EXERCISE:
The lines to extract run from the first line of the material below to the line containing "Y_MAX = 1300", both included; leave the pictures behind.

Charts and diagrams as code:
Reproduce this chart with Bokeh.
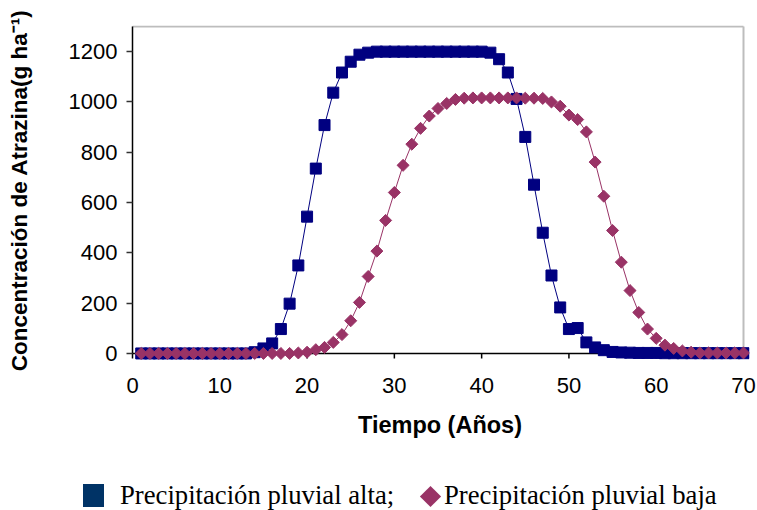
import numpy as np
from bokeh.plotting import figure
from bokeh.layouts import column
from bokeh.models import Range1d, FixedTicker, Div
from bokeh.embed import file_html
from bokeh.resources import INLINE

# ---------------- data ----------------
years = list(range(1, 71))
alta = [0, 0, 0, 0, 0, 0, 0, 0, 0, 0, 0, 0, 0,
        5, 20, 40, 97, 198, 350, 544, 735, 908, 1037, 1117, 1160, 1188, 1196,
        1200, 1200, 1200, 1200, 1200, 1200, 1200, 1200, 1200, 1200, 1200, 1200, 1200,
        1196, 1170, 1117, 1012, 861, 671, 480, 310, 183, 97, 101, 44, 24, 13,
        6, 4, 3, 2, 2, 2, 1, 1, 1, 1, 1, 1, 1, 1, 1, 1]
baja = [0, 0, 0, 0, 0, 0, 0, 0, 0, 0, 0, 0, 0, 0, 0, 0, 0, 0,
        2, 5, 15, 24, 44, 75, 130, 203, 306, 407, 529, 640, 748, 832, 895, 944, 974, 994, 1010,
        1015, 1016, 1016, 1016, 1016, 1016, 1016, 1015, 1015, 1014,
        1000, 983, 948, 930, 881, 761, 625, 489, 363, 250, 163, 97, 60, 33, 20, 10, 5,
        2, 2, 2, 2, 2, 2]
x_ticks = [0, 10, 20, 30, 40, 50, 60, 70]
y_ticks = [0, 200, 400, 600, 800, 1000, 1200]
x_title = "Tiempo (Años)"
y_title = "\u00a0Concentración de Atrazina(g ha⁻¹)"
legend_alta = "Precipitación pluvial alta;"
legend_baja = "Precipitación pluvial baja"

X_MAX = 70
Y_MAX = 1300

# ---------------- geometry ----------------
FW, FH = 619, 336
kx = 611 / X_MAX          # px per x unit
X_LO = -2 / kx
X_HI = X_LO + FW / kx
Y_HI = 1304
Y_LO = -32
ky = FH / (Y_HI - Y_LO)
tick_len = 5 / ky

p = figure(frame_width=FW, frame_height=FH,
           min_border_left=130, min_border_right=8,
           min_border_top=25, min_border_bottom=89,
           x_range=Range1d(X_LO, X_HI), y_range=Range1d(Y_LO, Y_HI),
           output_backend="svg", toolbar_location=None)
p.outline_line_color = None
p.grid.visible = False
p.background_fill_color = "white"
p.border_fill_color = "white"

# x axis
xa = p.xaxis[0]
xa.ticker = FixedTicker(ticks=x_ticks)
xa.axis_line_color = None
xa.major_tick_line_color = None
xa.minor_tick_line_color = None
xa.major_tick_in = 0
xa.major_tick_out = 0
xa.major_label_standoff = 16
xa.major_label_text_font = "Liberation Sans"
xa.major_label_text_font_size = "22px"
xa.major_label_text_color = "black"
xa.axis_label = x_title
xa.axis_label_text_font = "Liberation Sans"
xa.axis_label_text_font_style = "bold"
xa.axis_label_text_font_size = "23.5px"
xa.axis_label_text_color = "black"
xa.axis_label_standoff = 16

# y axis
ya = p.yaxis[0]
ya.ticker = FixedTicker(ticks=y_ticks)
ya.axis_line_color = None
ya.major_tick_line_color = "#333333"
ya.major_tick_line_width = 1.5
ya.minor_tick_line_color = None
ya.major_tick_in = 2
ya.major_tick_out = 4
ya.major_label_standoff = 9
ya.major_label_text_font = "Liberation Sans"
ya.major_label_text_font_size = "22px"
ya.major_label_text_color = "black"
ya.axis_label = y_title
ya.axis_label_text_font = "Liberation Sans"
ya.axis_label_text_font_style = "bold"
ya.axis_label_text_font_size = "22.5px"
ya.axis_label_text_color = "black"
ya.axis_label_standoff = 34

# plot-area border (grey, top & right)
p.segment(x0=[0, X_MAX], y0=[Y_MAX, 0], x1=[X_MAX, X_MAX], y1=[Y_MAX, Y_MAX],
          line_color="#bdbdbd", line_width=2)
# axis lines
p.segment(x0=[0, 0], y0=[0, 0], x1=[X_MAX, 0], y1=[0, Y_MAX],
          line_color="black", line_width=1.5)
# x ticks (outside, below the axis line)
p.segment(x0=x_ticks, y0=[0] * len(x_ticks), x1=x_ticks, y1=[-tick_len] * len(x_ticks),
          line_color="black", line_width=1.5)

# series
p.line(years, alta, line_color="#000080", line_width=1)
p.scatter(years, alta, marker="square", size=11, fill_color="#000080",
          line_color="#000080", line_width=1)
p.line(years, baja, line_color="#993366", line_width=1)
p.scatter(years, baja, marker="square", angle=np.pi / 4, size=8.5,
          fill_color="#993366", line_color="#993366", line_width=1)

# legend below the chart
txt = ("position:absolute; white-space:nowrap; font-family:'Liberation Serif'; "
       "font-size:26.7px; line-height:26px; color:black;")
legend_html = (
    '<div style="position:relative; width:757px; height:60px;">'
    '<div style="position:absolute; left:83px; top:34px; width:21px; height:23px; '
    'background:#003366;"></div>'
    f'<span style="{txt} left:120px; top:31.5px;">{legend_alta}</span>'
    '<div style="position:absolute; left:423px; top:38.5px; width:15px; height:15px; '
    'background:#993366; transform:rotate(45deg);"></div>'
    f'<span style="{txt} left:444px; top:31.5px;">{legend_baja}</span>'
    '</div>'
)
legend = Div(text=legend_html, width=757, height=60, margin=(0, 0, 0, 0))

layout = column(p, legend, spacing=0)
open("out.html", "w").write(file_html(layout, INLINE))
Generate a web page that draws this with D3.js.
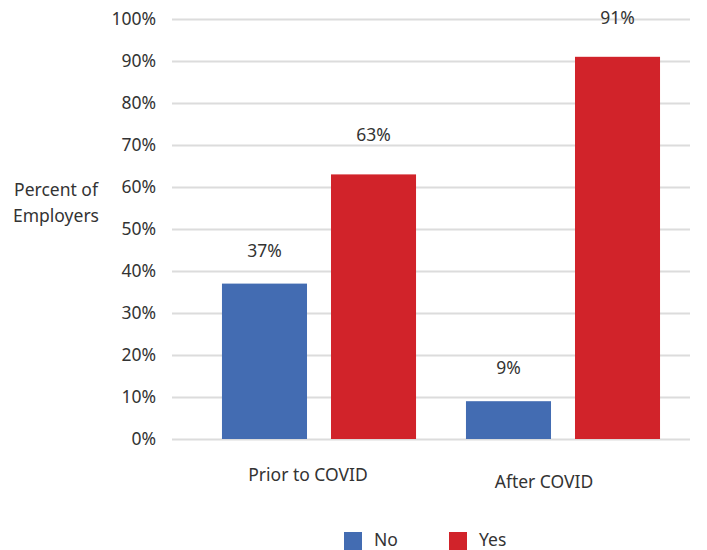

FINAL RESULT:
Reproduce this chart with Bokeh.
import numpy as np
from bokeh.plotting import figure
from bokeh.layouts import column
from bokeh.models import Range1d, FixedTicker, Div
from bokeh.embed import file_html
from bokeh.resources import INLINE

# ---------------- data ----------------
years = list(range(1, 71))
alta = [0, 0, 0, 0, 0, 0, 0, 0, 0, 0, 0, 0, 0,
        5, 20, 40, 97, 198, 350, 544, 735, 908, 1037, 1117, 1160, 1188, 1196,
        1200, 1200, 1200, 1200, 1200, 1200, 1200, 1200, 1200, 1200, 1200, 1200, 1200,
        1196, 1170, 1117, 1012, 861, 671, 480, 310, 183, 97, 101, 44, 24, 13,
        6, 4, 3, 2, 2, 2, 1, 1, 1, 1, 1, 1, 1, 1, 1, 1]
baja = [0, 0, 0, 0, 0, 0, 0, 0, 0, 0, 0, 0, 0, 0, 0, 0, 0, 0,
        2, 5, 15, 24, 44, 75, 130, 203, 306, 407, 529, 640, 748, 832, 895, 944, 974, 994, 1010,
        1015, 1016, 1016, 1016, 1016, 1016, 1016, 1015, 1015, 1014,
        1000, 983, 948, 930, 881, 761, 625, 489, 363, 250, 163, 97, 60, 33, 20, 10, 5,
        2, 2, 2, 2, 2, 2]
x_ticks = [0, 10, 20, 30, 40, 50, 60, 70]
y_ticks = [0, 200, 400, 600, 800, 1000, 1200]
x_title = "Tiempo (Años)"
y_title = "\u00a0Concentración de Atrazina(g ha⁻¹)"
legend_alta = "Precipitación pluvial alta;"
legend_baja = "Precipitación pluvial baja"

X_MAX = 70
Y_MAX = 1300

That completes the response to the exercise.